▸ What to do:
Return, word for word, every line starting at the line with "Give me the" and ending at the final line of the entries; skip the pictures.

(A run of records)
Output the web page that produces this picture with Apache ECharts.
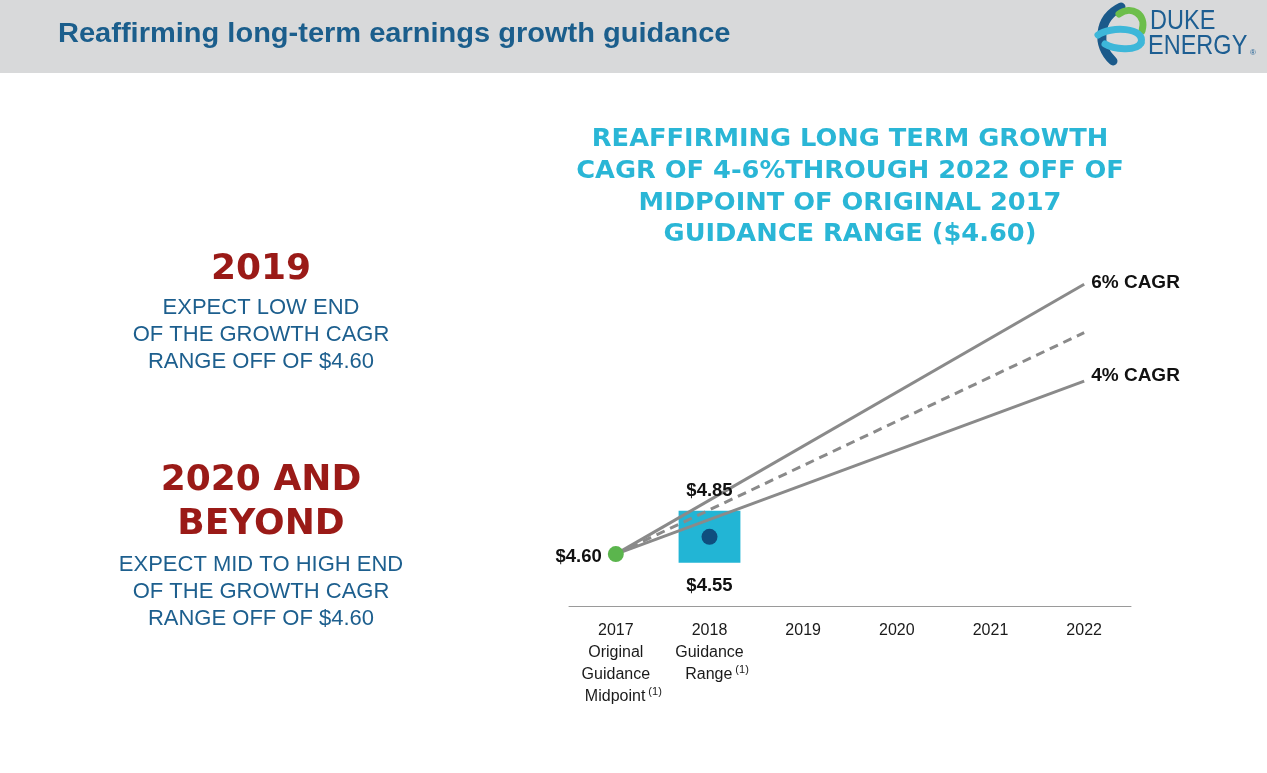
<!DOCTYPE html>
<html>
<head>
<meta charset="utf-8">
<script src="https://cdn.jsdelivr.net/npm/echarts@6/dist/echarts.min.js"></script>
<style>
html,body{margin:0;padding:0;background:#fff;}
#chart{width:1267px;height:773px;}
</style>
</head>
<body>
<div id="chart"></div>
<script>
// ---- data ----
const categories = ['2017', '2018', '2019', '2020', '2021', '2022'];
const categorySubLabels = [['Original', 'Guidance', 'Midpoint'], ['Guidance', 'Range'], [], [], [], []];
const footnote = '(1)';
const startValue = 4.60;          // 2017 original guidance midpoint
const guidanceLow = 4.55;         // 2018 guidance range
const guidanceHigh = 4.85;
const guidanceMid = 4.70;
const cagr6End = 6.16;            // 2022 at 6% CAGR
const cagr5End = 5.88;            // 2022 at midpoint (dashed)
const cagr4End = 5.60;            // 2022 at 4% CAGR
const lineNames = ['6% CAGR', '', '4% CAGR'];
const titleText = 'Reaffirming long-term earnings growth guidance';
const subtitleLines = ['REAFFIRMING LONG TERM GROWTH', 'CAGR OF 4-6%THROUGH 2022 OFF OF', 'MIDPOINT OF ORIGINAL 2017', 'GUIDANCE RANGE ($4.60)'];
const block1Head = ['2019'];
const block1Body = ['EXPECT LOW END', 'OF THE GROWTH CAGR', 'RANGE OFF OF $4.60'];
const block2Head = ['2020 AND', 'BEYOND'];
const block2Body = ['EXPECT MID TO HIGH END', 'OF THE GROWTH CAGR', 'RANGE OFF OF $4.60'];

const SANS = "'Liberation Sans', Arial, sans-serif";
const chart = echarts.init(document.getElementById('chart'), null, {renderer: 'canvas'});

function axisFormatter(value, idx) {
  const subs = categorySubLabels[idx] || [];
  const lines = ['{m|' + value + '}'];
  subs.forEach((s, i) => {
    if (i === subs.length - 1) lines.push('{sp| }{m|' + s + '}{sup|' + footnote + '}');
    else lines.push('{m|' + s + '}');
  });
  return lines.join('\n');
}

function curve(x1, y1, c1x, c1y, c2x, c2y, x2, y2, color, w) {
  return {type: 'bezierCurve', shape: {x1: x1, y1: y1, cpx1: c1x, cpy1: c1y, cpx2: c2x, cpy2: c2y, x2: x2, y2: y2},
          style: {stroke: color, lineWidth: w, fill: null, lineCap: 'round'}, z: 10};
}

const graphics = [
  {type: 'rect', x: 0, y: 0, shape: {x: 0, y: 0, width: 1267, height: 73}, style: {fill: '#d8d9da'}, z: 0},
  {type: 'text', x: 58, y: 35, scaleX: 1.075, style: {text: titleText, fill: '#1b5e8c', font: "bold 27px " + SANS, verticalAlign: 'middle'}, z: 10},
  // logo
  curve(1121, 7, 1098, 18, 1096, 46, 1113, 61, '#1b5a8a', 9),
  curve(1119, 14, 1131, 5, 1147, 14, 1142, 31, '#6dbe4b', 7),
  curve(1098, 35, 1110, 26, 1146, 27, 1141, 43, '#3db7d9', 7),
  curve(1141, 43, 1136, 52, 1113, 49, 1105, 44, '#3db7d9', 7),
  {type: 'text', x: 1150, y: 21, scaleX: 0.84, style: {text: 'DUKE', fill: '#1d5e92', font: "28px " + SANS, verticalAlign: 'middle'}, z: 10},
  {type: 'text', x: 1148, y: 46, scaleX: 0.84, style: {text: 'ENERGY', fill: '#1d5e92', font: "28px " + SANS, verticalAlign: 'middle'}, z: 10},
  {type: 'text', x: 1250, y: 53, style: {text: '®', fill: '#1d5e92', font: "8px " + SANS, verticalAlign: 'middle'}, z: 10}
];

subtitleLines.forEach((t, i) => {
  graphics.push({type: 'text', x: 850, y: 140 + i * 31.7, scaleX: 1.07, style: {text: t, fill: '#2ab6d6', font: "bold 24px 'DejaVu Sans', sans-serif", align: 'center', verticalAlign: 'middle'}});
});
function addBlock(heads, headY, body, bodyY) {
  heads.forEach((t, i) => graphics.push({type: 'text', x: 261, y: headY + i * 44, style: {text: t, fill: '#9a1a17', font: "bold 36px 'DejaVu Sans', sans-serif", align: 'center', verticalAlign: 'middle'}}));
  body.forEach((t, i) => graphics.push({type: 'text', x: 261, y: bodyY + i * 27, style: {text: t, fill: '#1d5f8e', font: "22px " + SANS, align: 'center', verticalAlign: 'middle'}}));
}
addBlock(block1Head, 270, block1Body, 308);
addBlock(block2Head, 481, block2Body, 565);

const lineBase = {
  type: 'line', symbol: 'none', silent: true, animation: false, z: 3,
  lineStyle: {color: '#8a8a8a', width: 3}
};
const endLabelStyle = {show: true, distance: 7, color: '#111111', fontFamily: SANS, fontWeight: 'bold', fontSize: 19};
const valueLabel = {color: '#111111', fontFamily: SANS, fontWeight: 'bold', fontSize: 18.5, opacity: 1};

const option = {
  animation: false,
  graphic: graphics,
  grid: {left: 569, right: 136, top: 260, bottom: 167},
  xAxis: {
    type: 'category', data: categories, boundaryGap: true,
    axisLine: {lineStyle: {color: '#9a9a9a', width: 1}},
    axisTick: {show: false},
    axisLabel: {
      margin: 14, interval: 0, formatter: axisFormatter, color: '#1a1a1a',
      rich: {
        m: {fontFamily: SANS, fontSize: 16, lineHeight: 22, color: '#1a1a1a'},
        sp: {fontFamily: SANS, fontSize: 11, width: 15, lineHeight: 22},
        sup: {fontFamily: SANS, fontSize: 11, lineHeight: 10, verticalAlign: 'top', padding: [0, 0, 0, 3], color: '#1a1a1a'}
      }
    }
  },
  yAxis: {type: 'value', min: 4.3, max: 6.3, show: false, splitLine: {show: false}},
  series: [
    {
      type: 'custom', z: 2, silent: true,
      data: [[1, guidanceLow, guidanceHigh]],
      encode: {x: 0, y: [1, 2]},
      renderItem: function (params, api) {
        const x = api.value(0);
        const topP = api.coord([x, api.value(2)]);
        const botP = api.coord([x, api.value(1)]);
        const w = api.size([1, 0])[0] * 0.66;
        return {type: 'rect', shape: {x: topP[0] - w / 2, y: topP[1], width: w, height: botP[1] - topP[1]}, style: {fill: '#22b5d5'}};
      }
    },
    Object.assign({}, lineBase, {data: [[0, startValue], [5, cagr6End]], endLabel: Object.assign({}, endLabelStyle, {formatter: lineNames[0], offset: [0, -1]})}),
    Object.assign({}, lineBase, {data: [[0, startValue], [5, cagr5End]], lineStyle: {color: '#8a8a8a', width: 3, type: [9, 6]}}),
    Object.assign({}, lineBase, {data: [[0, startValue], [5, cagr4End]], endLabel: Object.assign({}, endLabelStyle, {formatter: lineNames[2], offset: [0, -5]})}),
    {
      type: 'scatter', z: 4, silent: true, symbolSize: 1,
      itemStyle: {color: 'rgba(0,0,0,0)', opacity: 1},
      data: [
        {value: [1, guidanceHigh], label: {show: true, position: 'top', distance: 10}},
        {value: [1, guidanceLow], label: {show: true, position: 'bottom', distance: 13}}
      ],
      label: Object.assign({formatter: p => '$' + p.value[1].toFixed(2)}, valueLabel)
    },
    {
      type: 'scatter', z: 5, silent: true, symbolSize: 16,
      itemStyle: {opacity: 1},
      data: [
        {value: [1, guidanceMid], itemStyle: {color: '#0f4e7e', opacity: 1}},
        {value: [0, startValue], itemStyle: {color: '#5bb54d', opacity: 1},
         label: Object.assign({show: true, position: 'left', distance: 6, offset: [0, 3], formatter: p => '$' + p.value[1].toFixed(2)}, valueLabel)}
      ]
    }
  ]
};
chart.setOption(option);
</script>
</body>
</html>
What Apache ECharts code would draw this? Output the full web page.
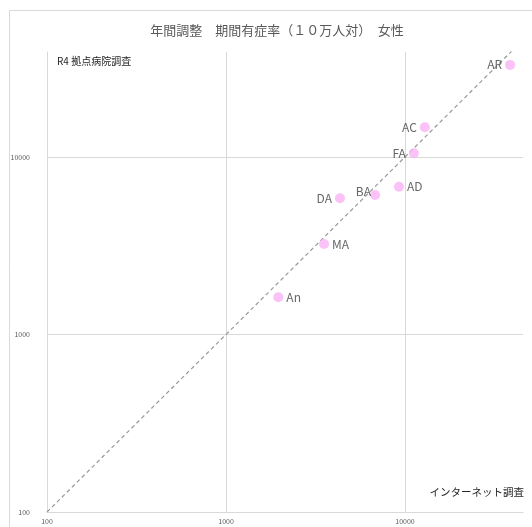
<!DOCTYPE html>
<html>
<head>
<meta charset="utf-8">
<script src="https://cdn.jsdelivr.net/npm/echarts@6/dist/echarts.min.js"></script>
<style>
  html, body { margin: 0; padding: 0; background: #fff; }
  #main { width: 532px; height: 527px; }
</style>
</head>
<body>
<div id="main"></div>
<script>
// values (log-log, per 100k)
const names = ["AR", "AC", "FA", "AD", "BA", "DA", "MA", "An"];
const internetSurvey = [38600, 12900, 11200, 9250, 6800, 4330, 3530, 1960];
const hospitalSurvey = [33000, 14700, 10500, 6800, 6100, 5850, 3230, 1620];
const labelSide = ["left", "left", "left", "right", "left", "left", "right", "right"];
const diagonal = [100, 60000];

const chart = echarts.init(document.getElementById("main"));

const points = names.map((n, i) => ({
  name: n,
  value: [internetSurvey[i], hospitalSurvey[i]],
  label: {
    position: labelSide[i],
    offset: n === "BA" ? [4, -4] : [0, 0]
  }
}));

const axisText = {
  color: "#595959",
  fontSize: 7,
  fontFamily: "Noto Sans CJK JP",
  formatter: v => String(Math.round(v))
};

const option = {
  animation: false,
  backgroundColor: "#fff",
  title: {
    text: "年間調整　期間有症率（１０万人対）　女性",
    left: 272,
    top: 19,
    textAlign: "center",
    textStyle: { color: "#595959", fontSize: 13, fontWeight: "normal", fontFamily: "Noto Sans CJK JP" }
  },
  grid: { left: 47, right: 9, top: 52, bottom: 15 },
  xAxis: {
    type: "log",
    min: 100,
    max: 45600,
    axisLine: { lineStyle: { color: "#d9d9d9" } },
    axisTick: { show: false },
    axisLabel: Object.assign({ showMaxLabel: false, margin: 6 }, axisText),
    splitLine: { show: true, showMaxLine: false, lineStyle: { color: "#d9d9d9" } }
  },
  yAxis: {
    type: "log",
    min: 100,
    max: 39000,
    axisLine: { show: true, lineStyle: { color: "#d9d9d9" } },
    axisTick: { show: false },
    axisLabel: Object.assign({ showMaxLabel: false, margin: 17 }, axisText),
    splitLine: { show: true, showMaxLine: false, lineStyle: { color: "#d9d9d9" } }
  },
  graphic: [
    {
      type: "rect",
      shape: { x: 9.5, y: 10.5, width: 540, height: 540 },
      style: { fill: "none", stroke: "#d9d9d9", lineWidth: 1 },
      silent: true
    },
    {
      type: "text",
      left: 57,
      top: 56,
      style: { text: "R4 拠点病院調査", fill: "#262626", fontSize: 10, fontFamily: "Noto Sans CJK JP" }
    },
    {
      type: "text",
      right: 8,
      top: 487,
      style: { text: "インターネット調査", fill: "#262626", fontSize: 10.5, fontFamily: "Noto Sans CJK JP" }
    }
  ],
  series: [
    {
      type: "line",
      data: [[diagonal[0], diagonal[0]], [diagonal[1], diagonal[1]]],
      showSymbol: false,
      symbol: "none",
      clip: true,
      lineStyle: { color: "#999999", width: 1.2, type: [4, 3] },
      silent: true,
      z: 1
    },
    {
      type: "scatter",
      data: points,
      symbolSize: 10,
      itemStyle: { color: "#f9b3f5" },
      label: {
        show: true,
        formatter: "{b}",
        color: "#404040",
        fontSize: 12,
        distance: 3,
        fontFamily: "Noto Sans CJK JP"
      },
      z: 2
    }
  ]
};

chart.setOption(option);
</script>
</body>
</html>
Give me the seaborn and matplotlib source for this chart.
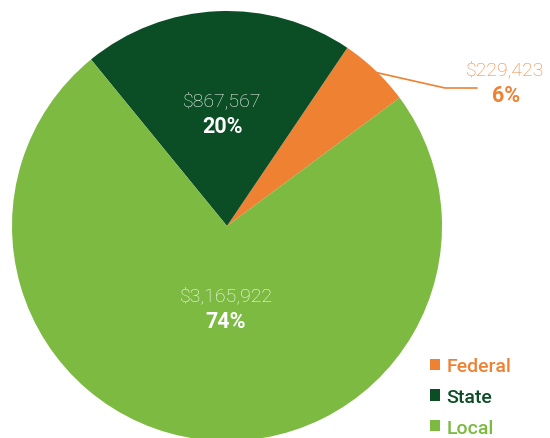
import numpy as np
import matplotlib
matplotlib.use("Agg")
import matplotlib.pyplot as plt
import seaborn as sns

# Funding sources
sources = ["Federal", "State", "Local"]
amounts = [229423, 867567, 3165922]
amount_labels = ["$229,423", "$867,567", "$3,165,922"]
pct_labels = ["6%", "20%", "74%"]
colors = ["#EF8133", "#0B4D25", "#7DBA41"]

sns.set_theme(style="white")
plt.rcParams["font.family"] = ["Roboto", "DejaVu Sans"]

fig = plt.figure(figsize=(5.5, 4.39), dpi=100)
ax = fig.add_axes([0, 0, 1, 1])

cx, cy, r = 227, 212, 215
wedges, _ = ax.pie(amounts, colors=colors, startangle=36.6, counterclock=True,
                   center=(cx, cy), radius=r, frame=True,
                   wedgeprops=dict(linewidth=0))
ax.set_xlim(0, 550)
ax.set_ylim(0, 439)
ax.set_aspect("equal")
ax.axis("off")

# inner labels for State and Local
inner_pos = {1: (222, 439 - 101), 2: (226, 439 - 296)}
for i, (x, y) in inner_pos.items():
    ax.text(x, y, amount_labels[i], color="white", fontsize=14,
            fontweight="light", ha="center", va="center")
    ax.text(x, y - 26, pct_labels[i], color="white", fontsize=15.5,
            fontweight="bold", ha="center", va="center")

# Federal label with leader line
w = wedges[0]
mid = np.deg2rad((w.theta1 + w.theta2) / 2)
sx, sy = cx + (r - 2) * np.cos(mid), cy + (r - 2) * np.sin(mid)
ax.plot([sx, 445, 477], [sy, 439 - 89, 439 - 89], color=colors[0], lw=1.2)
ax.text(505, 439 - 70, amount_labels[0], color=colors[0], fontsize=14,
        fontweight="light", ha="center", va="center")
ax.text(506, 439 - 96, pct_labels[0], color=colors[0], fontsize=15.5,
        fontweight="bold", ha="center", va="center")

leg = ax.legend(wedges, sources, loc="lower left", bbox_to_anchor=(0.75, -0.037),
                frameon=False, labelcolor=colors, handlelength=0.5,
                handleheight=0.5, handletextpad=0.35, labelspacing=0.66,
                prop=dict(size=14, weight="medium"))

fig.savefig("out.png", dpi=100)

▸ Response below:
Give me the seaborn and matplotlib source for this chart.
import numpy as np
import matplotlib
matplotlib.use("Agg")
import matplotlib.pyplot as plt
import seaborn as sns

# Funding sources
sources = ["Federal", "State", "Local"]
amounts = [229423, 867567, 3165922]
amount_labels = ["$229,423", "$867,567", "$3,165,922"]
pct_labels = ["6%", "20%", "74%"]
colors = ["#EF8133", "#0B4D25", "#7DBA41"]

sns.set_theme(style="white")
plt.rcParams["font.family"] = ["Roboto", "DejaVu Sans"]

fig = plt.figure(figsize=(5.5, 4.39), dpi=100)
ax = fig.add_axes([0, 0, 1, 1])

cx, cy, r = 227, 212, 215
wedges, _ = ax.pie(amounts, colors=colors, startangle=36.6, counterclock=True,
                   center=(cx, cy), radius=r, frame=True,
                   wedgeprops=dict(linewidth=0))
ax.set_xlim(0, 550)
ax.set_ylim(0, 439)
ax.set_aspect("equal")
ax.axis("off")

# inner labels for State and Local
inner_pos = {1: (222, 439 - 101), 2: (226, 439 - 296)}
for i, (x, y) in inner_pos.items():
    ax.text(x, y, amount_labels[i], color="white", fontsize=14,
            fontweight="light", ha="center", va="center")
    ax.text(x, y - 26, pct_labels[i], color="white", fontsize=15.5,
            fontweight="bold", ha="center", va="center")

# Federal label with leader line
w = wedges[0]
mid = np.deg2rad((w.theta1 + w.theta2) / 2)
sx, sy = cx + (r - 2) * np.cos(mid), cy + (r - 2) * np.sin(mid)
ax.plot([sx, 445, 477], [sy, 439 - 89, 439 - 89], color=colors[0], lw=1.2)
ax.text(505, 439 - 70, amount_labels[0], color=colors[0], fontsize=14,
        fontweight="light", ha="center", va="center")
ax.text(506, 439 - 96, pct_labels[0], color=colors[0], fontsize=15.5,
        fontweight="bold", ha="center", va="center")

leg = ax.legend(wedges, sources, loc="lower left", bbox_to_anchor=(0.75, -0.037),
                frameon=False, labelcolor=colors, handlelength=0.5,
                handleheight=0.5, handletextpad=0.35, labelspacing=0.66,
                prop=dict(size=14, weight="medium"))

fig.savefig("out.png", dpi=100)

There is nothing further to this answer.